- From: Roberto Peon <grmocg@gmail.com>
- Date: Fri, 16 Aug 2013 09:29:57 -0700
- To: Martin Thomson <martin.thomson@gmail.com>
- Cc: Martin J. Dürst <duerst@it.aoyama.ac.jp>, Fred Akalin <akalin@google.com>, James Snell <jasnell@gmail.com>, "ietf-http-wg@w3.org" <ietf-http-wg@w3.org>
- Message-ID: <CAP+FsNeqi7fOxawNmFU8Psf7WhXaH-Dbwjz-XefX3g66Yeca-w@mail.gmail.com>
I view it as liberating-- as the compressor is now freed from worrying about normalization, etc. which, if done, should be done at a higher layer. There is currently exactly one field that the compressor makes assumptions about and we could change that by requiring that the HTTP-layer do the transformation of cookie into cookie-crumbs instead of having the compressor do it. The compressor knows zero about anything else, semantically right now.
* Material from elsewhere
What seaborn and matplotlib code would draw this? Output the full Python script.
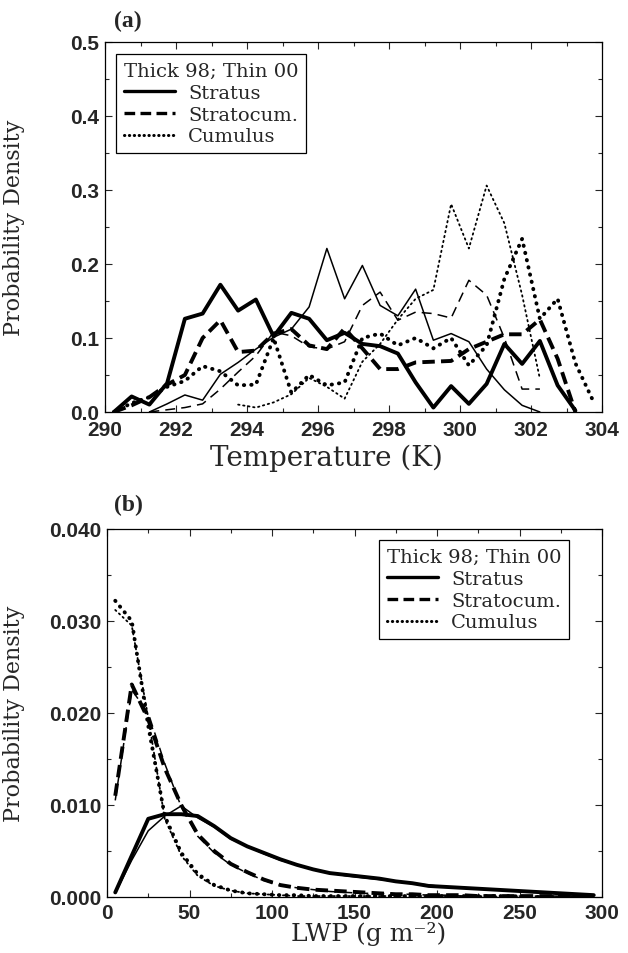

The huffman encoder that we had and will likely add back worked on bytes. It mostly encountered ASCII, and thus the frequency table was skewed to compress ASCII better than other things, but it could still handle UTF-8, raw binary, whatever. I could certainly see an eventual future where some values are just raw binary. Sure, the huffman-based encoder would not compress that very well, but that is OK-- the binary rep should already be fairly small in comparison to the B64 encoding we do today (I'd rather have the data remain the same size than getting a 30% decrease after a 4X expansion, which is what would happen today...), and an escape valve of not having to use the huffman encoding has always been the plan. We could still allow for compressors to do things with semantic knowledge, but there is no need to *require* it by declaring the type of all values a prior. Simply require that any transformation the compressor does must not change the semantic meaning of the value. Problem solved, I think. -=R -=R On Fri, Aug 16, 2013 at 9:19 AM, Martin Thomson <martin.thomson@gmail.com>wrote: > On 16 August 2013 08:44, Roberto Peon <grmocg@gmail.com> wrote: > > The keys should be ASCII, and the values bytes. > > That's a fairly narrow view. If the values were (for example) ASCII, > then you'd have an opportunity to compress better. At worst, you can > wipe the high order bit from every octet. > > At some level you are going to need to either make assumptions about > the properties of values, or rely on specific knowledge about them if > you are going to compress effectively. Even if it were the case that > the bytes were UTF-8, you could still make some gains over pure bytes > (even just by exploiting the fact that certain byte sequences are not > possible in UTF-8). >
Received on Friday, 16 August 2013 16:30:25 UTC